You do not need to know that the function is called CONCAT or SUMIF. You only need to describe, in ordinary words, what you want to happen. Naming the function is Copilot's job; knowing what you want is yours.

// what it does well

What It Does Well

Copilot is genuinely good at the language side of spreadsheets:

// where it falls short

Where It Falls Short

Copilot is a confident writer, which is a strength and a trap. It can give a wrong answer in the same calm, sure voice as a right one. So it is weak exactly where being confidently wrong matters:

// how to ask well

How to Ask Well

A good prompt gives Copilot three things: where your data is, what you want to happen, and where the answer should go. The more plainly you say those, the better the formula you get back.

The examples below show the pattern. Each is the kind of thing you could type, even without knowing the function's name.

// prompts: build a formula

Prompts: Build a Formula

// you want to join two columns (you may not know the word "concatenate")

"I have first names in column A and surnames in column B. In column C I want the full name, like 'Jordan Lee', with a space in between. What formula do I use?"

Copilot is likely to suggest
=A2&" "&B2

The & joins pieces of text together, and " " is the space between them. Copilot might instead suggest =CONCAT(A2," ",B2) or =TEXTJOIN(" ",TRUE,A2,B2); all three do the same job.

// you want a word that depends on a condition

"In column E, I want it to say 'Over' when the amount in column B is bigger than the budget in column A, and 'OK' otherwise."

Copilot is likely to suggest
=IF(B2>A2,"Over","OK")

That is the IF function: a test, then what to show if it is true, then if it is false.

// you want to count or add only the matching rows

"How do I count how many rows in column B say 'Yes'?"

Copilot is likely to suggest
=COUNTIF(B2:B100,"Yes")

And for adding instead of counting: "Add up only the amounts in column C where column B is 'Darwin'" gives =SUMIF(B2:B100,"Darwin",C2:C100).

// you want part of some text, but do not know how

"Column A has email addresses. In column B I just want the part before the @ sign."

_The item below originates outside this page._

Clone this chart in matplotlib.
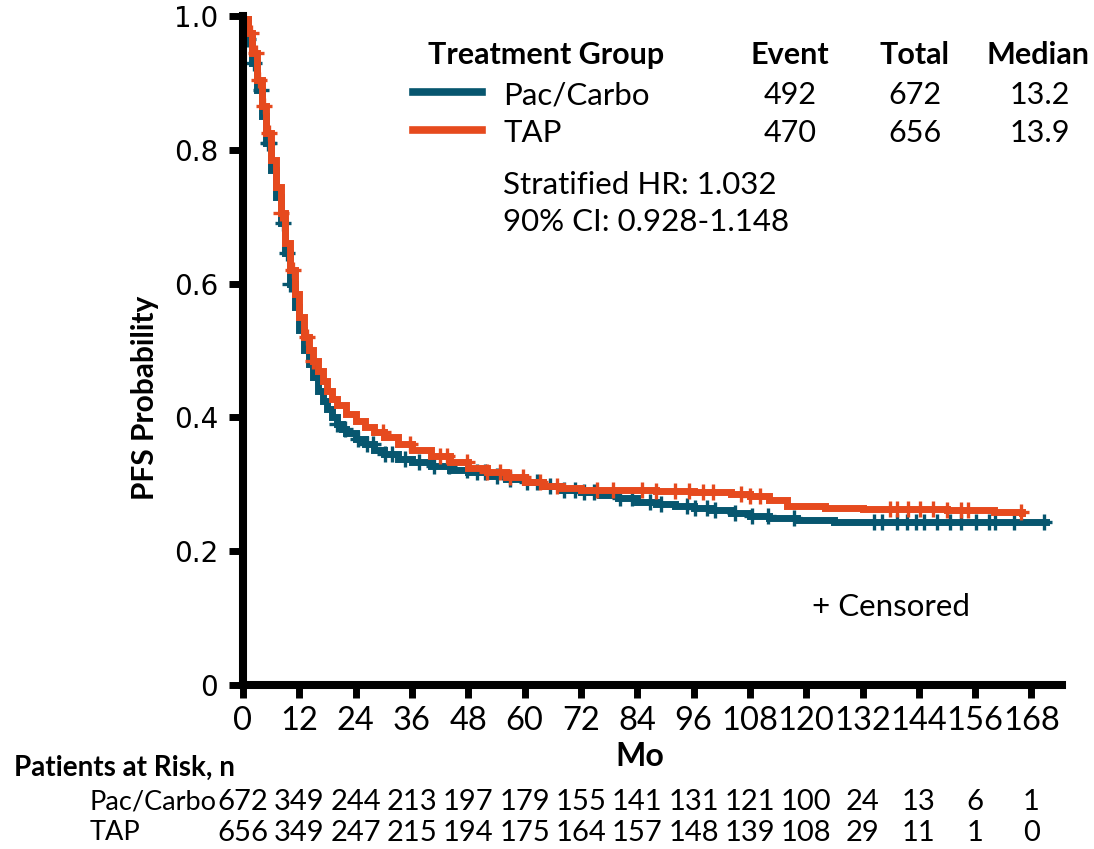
"""Kaplan-Meier style PFS chart: Pac/Carbo vs TAP
"""

import matplotlib
matplotlib.use("Agg")
import matplotlib.pyplot as plt
from matplotlib.lines import Line2D
import numpy as np

# Survival curves (months, probability)
pc_time = [0, 1, 2, 3, 4, 5, 6, 7, 8, 9, 10, 11, 12, 13, 14, 15, 16, 17, 18,
           19, 20, 21, 22, 24, 26, 28, 30, 33, 36, 40, 44, 48, 52, 56, 60, 64,
           68, 72, 76, 80, 84, 88, 92, 96, 100, 104, 108, 112, 118, 126, 150,
           171]
pc_surv = [1.0, 0.965, 0.93, 0.89, 0.85, 0.81, 0.77, 0.73, 0.69, 0.645, 0.60,
           0.565, 0.53, 0.50, 0.48, 0.46, 0.44, 0.425, 0.412, 0.40, 0.39,
           0.383, 0.377, 0.368, 0.36, 0.352, 0.346, 0.338, 0.333, 0.327, 0.322,
           0.318, 0.313, 0.308, 0.303, 0.298, 0.292, 0.288, 0.284, 0.279,
           0.274, 0.271, 0.268, 0.265, 0.261, 0.257, 0.253, 0.25, 0.247, 0.244,
           0.244, 0.244]

tap_time = [0, 1, 2, 3, 4, 5, 6, 7, 8, 9, 10, 11, 12, 13, 14, 15, 16, 17, 18,
            19, 20, 22, 24, 26, 28, 30, 33, 36, 40, 44, 48, 52, 56, 60, 64, 68,
            72, 80, 88, 96, 104, 108, 112, 116, 124, 132, 150, 160, 166]
tap_surv = [1.0, 0.975, 0.945, 0.905, 0.865, 0.825, 0.785, 0.745, 0.705, 0.66,
            0.62, 0.585, 0.55, 0.52, 0.50, 0.485, 0.47, 0.455, 0.44, 0.428,
            0.418, 0.405, 0.395, 0.386, 0.378, 0.37, 0.36, 0.352, 0.342, 0.333,
            0.325, 0.318, 0.311, 0.304, 0.298, 0.294, 0.292, 0.291, 0.290,
            0.288, 0.286, 0.283, 0.276, 0.268, 0.265, 0.263, 0.262, 0.259,
            0.257]

# Censoring times (months)
pc_censor = [1.0, 2.4, 3.8, 5.3, 5.6, 8.5, 9.3, 10.0, 20, 21.7, 24.6, 26.4,
             27.8, 30.3, 31.7, 34.5, 37.4, 40.6, 43.8, 47.7, 49.8, 51.6, 54.1,
             56.9, 60.5, 62.6, 65.5, 68.3, 70.8, 72.6, 74.7, 80.4, 82.9, 86.8,
             89.0, 94.6, 96.4, 98.9, 100.6, 104.9, 108.4, 111.9, 117.3, 134.4,
             136.2, 139.4, 141.5, 143.3, 145.0, 147.9, 150.7, 152.9, 156.1,
             158.9, 160.3, 164.2, 170.6]
tap_censor = [1.7, 2.8, 3.5, 4.5, 5.6, 8.1, 10.7, 13.6, 15.0, 29.8, 35.6, 42,
              43.4, 47.7, 52, 54.8, 56.9, 59.7, 63.3, 66.9, 75.4, 78.9, 85, 88,
              92, 95, 98, 100.2, 106, 108, 110.2, 137.9, 139.4, 141.6, 144.3,
              147.1, 150.1, 152.9, 154.4, 165.7]

# Patients at risk
risk_months = [0, 12, 24, 36, 48, 60, 72, 84, 96, 108, 120, 132, 144, 156, 168]
pc_risk = [672, 349, 244, 213, 197, 179, 155, 141, 131, 121, 100, 24, 13, 6, 1]
tap_risk = [656, 349, 247, 215, 194, 175, 164, 157, 148, 139, 108, 29, 11, 1, 0]

# Legend table
groups = ["Pac/Carbo", "TAP"]
events = [492, 470]
totals = [672, 656]
medians = ["13.2", "13.9"]

TEAL = "#07566f"
ORANGE = "#e64a1e"
FONT = ["Lato", "DejaVu Sans"]

W, H = 1094, 849


def px(x, y):
    """pixel position -> figure fraction"""
    return x / W, 1 - y / H


def step_value(times, surv, t):
    idx = np.searchsorted(times, t, side="right") - 1
    return np.asarray(surv)[idx]


fig = plt.figure(figsize=(W / 100, H / 100), dpi=100)
ax = fig.add_axes([243 / W, 1 - 685 / H, (1062 - 243) / W, (685 - 16) / H])

for t, s, c, col in [(pc_time, pc_surv, pc_censor, TEAL),
                     (tap_time, tap_surv, tap_censor, ORANGE)]:
    ax.plot(t, s, drawstyle="steps-post", color=col, lw=5, solid_joinstyle="miter")
    ax.plot(c, step_value(t, s, c), linestyle="none", marker="+",
            markersize=11, mew=2.4, color=col)

ax.set_xlim(0, 174.5)
ax.set_ylim(0, 1.0)
ax.set_xticks(risk_months)
ax.set_xticklabels([str(m) for m in risk_months], family=FONT, fontsize=23.5)
ax.set_yticks([0, 0.2, 0.4, 0.6, 0.8, 1.0])
ax.set_yticklabels(["0", "0.2", "0.4", "0.6", "0.8", "1.0"],
                   family="DejaVu Sans", fontsize=20)
ax.tick_params(axis="x", length=9, width=5, pad=6)
ax.tick_params(axis="y", length=10, width=5, pad=8)
for side in ["top", "right"]:
    ax.spines[side].set_visible(False)
for side in ["left", "bottom"]:
    ax.spines[side].set_linewidth(5.8)
    ax.spines[side].set_capstyle("projecting")
ax.patch.set_visible(False)

# Axis titles
fig.text(*px(145, 398), "PFS Probability", rotation=90, ha="center",
         va="center", family=FONT, fontsize=21.5, fontweight="bold")
fig.text(*px(640, 757), "Mo", ha="center", va="center", family=FONT,
         fontsize=23, fontweight="bold")

# Risk table
fig.text(*px(14, 768), "Patients at Risk, n", ha="left", va="center",
         family=FONT, fontsize=20, fontweight="bold")
xtr = ax.get_xaxis_transform()
for name, counts, ypix in [("Pac/Carbo", pc_risk, 802), ("TAP", tap_risk, 833)]:
    fig.text(*px(90, ypix), name, ha="left", va="center", family=FONT,
             fontsize=19.5)
    yax = (685 - ypix) / (685 - 16)
    for m, n in zip(risk_months, counts):
        ax.text(m, yax, str(n), transform=xtr, ha="center", va="center",
                family=FONT, fontsize=21, clip_on=False)

# Legend block
fig.text(*px(428, 55), "Treatment Group", ha="left", va="center",
         family=FONT, fontsize=22, fontweight="bold")
for label, xc in [("Event", 790), ("Total", 915), ("Median", 1038)]:
    fig.text(*px(xc, 55), label, ha="center", va="center", family=FONT,
             fontsize=22, fontweight="bold")
for i, (g, col) in enumerate(zip(groups, [TEAL, ORANGE])):
    ypix = 95 + i * 38
    x0, y0 = px(413, ypix - 3)
    x1, _ = px(482, ypix - 3)
    fig.add_artist(Line2D([x0, x1], [y0, y0], color=col, lw=5.5,
                          transform=fig.transFigure))
    fig.text(*px(503, ypix), g, ha="left", va="center", family=FONT,
             fontsize=22.5)
    fig.text(*px(790, ypix), str(events[i]), ha="center", va="center",
             family=FONT, fontsize=22)
    fig.text(*px(915, ypix), str(totals[i]), ha="center", va="center",
             family=FONT, fontsize=22)
    fig.text(*px(1040, ypix), medians[i], ha="center", va="center",
             family=FONT, fontsize=22)

fig.text(*px(503, 185), "Stratified HR: 1.032", ha="left", va="center",
         family=FONT, fontsize=22.5)
fig.text(*px(503, 222), "90% CI: 0.928-1.148", ha="left", va="center",
         family=FONT, fontsize=22.5)
fig.text(*px(812, 607), "+ Censored", ha="left", va="center",
         family=FONT, fontsize=22.5)

fig.savefig("out.png", dpi=100)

Copilot is likely to suggest
=TEXTBEFORE(A2,"@")

It may also suggest using Flash Fill (type one example, press Ctrl + E) instead, which is often the simplest answer of all for tidying text.

// you want a number of days, or an age, from dates

"Column B has birthdates. In column C I want each person's age in whole years, as at today."

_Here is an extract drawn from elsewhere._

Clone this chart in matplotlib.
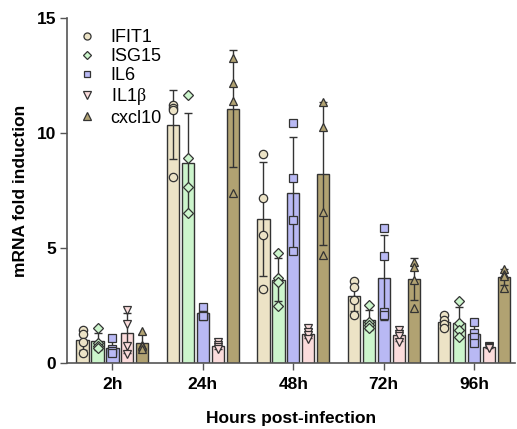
import numpy as np
import matplotlib.pyplot as plt
from matplotlib.lines import Line2D

plt.rcParams['font.family'] = ['Liberation Sans', 'DejaVu Sans']
plt.rcParams['mathtext.fontset'] = 'custom'
plt.rcParams['mathtext.rm'] = 'Liberation Serif'
plt.rcParams['mathtext.default'] = 'rm'

timepoints = ['2h', '24h', '48h', '72h', '96h']
genes = ['IFIT1', 'ISG15', 'IL6', 'IL1$\\beta$', 'cxcl10']

# replicate values per gene, one row per timepoint
ifit1 = [[1.45, 1.25, 0.9, 0.45],
         [11.2, 11.1, 11.0, 8.1],
         [9.07, 7.16, 5.57, 3.2],
         [3.58, 3.32, 2.74, 2.09],
         [2.1, 1.85, 1.7, 1.5]]
isg15 = [[1.5, 0.85, 0.75, 0.65],
         [11.65, 8.9, 7.64, 6.53],
         [4.77, 3.68, 3.53, 2.48],
         [2.52, 1.8, 1.65, 1.5],
         [2.71, 1.72, 1.43, 1.14]]
il6 = [[1.1, 0.6, 0.5, 0.45],
       [2.45, 2.1, 2.05, 2.05],
       [10.45, 8.06, 6.22, 4.88],
       [5.86, 4.65, 2.23, 2.09],
       [1.8, 1.3, 1.12, 0.86]]
il1b = [[2.3, 1.7, 0.75, 0.4],
        [0.9, 0.8, 0.7, 0.6],
        [1.5, 1.35, 1.2, 1.05],
        [1.45, 1.27, 1.16, 0.9],
        [0.75, 0.7, 0.68, 0.65]]
cxcl10 = [[1.4, 0.8, 0.75, 0.6],
          [13.24, 12.16, 11.39, 7.4],
          [11.36, 10.25, 6.58, 4.7],
          [4.4, 4.19, 3.6, 2.38],
          [4.1, 3.85, 3.77, 3.25]]

series = [ifit1, isg15, il6, il1b, cxcl10]
colors = ['#ece3c6', '#ccf5cc', '#b9b9f4', '#fbdcdc', '#b1a272']
markers = ['o', 'D', 's', 'v', '^']
msizes = [6, 4.6, 5.6, 6, 6]
edge = '#333333'

fig = plt.figure(figsize=(5.17, 4.29), dpi=100)
ax = fig.add_axes([0.13, 0.154, 0.866, 0.804])

x = np.arange(len(timepoints))
pitch = 0.165
width = 0.135

for i, (vals, col, mk, ms) in enumerate(zip(series, colors, markers, msizes)):
    arr = np.array(vals)
    means = arr.mean(axis=1)
    sds = arr.std(axis=1, ddof=1)
    xs = x + (i - 2) * pitch
    ax.bar(xs, means, width=width, color=col, edgecolor=edge, linewidth=1.0, zorder=2)
    ax.errorbar(xs, means, yerr=sds, fmt='none', ecolor=edge, elinewidth=1.0,
                capsize=3, capthick=1.0, zorder=3)
    for j in range(len(timepoints)):
        ax.plot(np.full(arr.shape[1], xs[j]), arr[j], linestyle='none', marker=mk,
                markersize=ms, markerfacecolor=col, markeredgecolor=edge,
                markeredgewidth=0.9, zorder=4)

ax.set_xlim(-0.5, 4.45)
ax.set_ylim(0, 15)
ax.set_yticks([0, 5, 10, 15])
ax.set_xticks(x)
ax.set_xticklabels(timepoints, fontweight='bold', fontsize=12.5)
for lab in ax.get_yticklabels():
    lab.set_fontweight('bold')
    lab.set_fontsize(12.5)
ax.tick_params(axis='both', direction='out', length=5, width=1, colors='#555555',
               labelcolor='black')
ax.tick_params(axis='x', pad=5)
ax.tick_params(axis='y', pad=3)
for s in ['top', 'right']:
    ax.spines[s].set_visible(False)
for s in ['left', 'bottom']:
    ax.spines[s].set_color('#555555')
    ax.spines[s].set_linewidth(1.2)

ax.set_ylabel('mRNA fold induction', fontweight='bold', fontsize=12.5, labelpad=6)
ax.set_xlabel('Hours post-infection', fontweight='bold', fontsize=12.5, labelpad=14)

handles = [Line2D([], [], linestyle='none', marker=mk, markersize=ms * 0.85,
                  markerfacecolor=col, markeredgecolor=edge, markeredgewidth=0.9)
           for mk, ms, col in zip(markers, msizes, colors)]
ax.legend(handles, genes, loc='upper left', bbox_to_anchor=(0.0, 1.0), frameon=False,
          fontsize=13, handletextpad=0.8, labelspacing=0.12, borderaxespad=0.2,
          handlelength=1.0)

fig.savefig('out.png', dpi=100)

Copilot is likely to suggest
=DATEDIF(B2,TODAY(),"Y")

This works because, as Session 1 showed, Excel stores dates as numbers, so it can do maths with them.

// prompts: fix an error

Prompts: Fix an Error

When a cell shows an error code instead of an answer, paste the formula and the error into Copilot and ask what is wrong. Be specific about which cell and what you expected.

// a divide-by-zero error

"My formula in D2 shows #DIV/0!. Here it is: =C2/B2. How do I make it show a blank instead of the error when B2 is empty?"

Copilot is likely to suggest
=IFERROR(C2/B2,"")

IFERROR wraps any formula and shows your own result (here, a blank) instead of a scary code.

// you inherited a formula and do not understand it

"What does this formula do, in plain English? =VLOOKUP(A2,$D$2:$F$50,3,FALSE)"

Copilot will explain it

It will tell you, in words, that the formula looks up the value from A2 in the first column of the table D2:F50 and returns the matching value from the third column, with FALSE meaning an exact match. Explaining a formula is one of the things Copilot does most reliably.

// a copied formula went wrong

"I copied =B2*E1 down a column to work out GST, but the lower rows are wrong. What did I do wrong?"

Copilot is likely to explain and suggest
=B2*$E$1

It should spot that the rate reference E1 drifted as you copied, and tell you to lock it with dollar signs as an absolute reference, exactly the lesson from Session 2.

// always check the answer

Always Check the Answer

Whatever Copilot gives you, the final check is yours. The safe habit is simple: let Copilot write the formula, then confirm the result with something you can see.

Copilot is a fast, confident assistant, not an oracle. It is brilliant for "what is the formula for this?" and "what does this mean?". For "is this number right?", the answer always comes from you.